Escrito con desoladora maestría, digna de su autor.

Abrazo inmenso.

SIL

Netomancia dijo...

Diego, que profundidad en las palabras! En parte es así, quizá la analogía aquí es que esa ignorancia de la maldad es lo que a su vez lo protege; a su vez esa idea, si la analizo ahora, es chocante, es como decir "no conocer la verdad, te mantiene a salvo" y gracias a esa idea, el mundo ha vivido cosas horribles. Como ves, ni siquiera yo quedo al margen de la reflexión con mis textos jaja. Un abrazo!!!

Doña Tinta, es bueno que rescate lo positivo del relato, lo escribí más pensando en lo negativo, justamente en eso "malo" que nos devora día a día y nos convierte en parte de una sociedad indiferente, mezquina y malaprendida. Quizá sea hora, como hace ud, de rescatar al "niño", lo positivo, de esa realidad. Saludos y gracias!

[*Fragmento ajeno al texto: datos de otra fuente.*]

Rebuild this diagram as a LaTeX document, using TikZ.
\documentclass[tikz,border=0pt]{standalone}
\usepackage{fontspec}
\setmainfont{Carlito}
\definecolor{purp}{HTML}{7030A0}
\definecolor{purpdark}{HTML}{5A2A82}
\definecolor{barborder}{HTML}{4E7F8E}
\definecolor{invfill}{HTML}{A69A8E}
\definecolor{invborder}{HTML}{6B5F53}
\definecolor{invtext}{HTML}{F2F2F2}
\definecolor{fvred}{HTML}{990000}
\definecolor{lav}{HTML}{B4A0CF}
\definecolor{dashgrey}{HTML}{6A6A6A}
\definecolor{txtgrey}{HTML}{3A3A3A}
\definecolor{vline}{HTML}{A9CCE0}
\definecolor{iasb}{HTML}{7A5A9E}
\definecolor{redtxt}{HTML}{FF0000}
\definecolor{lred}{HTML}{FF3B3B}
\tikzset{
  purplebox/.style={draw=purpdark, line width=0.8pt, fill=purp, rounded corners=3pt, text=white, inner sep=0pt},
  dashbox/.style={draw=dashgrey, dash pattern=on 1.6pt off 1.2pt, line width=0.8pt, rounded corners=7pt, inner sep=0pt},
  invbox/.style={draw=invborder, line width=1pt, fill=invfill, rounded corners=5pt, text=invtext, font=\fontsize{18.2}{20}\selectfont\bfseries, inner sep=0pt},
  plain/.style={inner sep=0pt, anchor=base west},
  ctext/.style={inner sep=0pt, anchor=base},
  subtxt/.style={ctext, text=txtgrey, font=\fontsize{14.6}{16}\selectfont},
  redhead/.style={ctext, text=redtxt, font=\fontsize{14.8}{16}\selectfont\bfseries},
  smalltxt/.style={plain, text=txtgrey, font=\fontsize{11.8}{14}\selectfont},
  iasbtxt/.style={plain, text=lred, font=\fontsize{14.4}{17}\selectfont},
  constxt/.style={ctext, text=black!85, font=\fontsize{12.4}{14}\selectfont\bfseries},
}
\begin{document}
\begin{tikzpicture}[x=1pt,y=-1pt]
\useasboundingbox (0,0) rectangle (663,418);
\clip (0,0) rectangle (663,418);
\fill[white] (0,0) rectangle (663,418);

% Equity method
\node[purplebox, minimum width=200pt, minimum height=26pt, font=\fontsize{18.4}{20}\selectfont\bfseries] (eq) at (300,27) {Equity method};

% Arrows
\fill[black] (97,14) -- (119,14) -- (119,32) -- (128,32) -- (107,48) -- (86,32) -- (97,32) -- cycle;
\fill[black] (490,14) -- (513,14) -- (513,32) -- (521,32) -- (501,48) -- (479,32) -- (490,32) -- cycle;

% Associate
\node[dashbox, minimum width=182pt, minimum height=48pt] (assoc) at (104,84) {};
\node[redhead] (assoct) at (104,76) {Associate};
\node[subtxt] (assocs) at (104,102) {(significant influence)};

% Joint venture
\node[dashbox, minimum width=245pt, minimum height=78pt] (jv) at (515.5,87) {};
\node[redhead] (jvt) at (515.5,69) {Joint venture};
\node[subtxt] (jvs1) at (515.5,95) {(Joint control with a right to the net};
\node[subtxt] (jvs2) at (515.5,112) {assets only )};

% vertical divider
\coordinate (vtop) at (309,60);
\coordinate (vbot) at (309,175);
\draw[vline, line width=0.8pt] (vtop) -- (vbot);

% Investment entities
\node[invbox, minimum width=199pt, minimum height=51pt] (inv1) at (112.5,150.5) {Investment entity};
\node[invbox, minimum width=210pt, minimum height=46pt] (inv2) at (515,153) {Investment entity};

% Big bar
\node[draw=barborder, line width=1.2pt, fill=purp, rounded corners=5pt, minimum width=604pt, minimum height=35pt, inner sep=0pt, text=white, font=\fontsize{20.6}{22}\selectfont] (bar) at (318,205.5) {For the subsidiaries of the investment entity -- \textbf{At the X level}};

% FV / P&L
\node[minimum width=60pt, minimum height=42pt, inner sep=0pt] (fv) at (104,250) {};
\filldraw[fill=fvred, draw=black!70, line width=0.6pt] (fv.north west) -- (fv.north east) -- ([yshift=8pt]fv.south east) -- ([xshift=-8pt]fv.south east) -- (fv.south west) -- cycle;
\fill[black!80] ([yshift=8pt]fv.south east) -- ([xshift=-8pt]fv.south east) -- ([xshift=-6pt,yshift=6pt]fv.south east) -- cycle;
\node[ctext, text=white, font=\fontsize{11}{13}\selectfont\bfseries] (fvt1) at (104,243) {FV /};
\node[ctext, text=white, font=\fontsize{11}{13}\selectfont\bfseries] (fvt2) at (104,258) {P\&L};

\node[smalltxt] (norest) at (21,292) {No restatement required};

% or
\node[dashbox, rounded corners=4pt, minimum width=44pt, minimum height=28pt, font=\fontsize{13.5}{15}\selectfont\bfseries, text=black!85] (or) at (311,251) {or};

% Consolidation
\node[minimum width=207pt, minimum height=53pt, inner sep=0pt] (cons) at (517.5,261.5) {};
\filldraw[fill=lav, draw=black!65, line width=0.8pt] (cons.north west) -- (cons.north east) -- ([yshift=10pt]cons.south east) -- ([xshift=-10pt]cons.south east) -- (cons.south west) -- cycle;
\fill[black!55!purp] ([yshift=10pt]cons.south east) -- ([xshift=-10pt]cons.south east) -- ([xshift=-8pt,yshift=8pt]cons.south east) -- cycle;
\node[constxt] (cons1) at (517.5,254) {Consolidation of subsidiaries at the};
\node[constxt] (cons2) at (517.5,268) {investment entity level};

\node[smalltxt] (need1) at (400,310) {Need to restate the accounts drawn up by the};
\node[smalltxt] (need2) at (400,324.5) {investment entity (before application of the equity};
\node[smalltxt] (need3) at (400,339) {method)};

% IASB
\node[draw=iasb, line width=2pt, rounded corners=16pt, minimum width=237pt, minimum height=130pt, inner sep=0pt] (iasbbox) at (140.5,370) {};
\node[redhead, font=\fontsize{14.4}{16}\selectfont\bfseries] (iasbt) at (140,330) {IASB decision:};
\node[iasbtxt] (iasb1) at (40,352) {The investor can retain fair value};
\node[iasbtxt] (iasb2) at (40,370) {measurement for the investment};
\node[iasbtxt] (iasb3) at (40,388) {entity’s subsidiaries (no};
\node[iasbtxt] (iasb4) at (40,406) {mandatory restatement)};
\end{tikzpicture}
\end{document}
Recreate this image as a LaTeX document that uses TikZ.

Doña Sil, qué bien ha desmembrado el relato, haciendo un análisis conciso de su idea. Mentimos para proteger, pero así y todo somos conscientes que tarde o temprano, nada podremos hacer para ayudarles. Saludos y gracias!

HUMO dijo...

Entonces todos somos magos, lo fuimos o lo seremos, que cruel verdad, desaparecer...

Volver y leerte a la 1.12 hs de la madrugada es sin duda un privilegio y un placer!

Fabuloso, como los anteriores, como todo, que va, lo que escribís!!!

=) HUMO

Netomancia dijo...

Doña Humo, muchas gracias. De alguna forma, todos desaparecemos. En algunos casos, antes de tiempo. Saludos!

mariarosa dijo...

Misterioso e interesante historia. Magos que tienen como fin ir desapareciendo de a poco. Intriga de la buena.

Me gustó.

mariarosa

Taller Literario Kapasulino dijo...

Que buen final! Un cuento muy interesante y muy bien desarrollado.

Netomancia dijo...

Doña Mariarosa, muchas gracias. Más que fin, castigo. Portadores de bondad derrotados por la maldad. La historia de siempre. Saludos!

Carla, muchas gracias! El final nos acerca a la esencia del relato. Saludos!!

el oso dijo...

¡Y pensar que alguna vez creímos que era cosa de magia!
¡Y pensar que perder la niñez es perder esa visión mágica del mundo, donde todo era maravilla!
Nos volvimos bastante, bastante boludos.
Estoy pensando en no dejar tus relatos para cuando tengo un rato de sosiego.

Abrazo enorme.

Netomancia dijo...

Ja, don Oso, esa reflexión es buenísima: "nos volvimos bastante boludos". Un abrazo!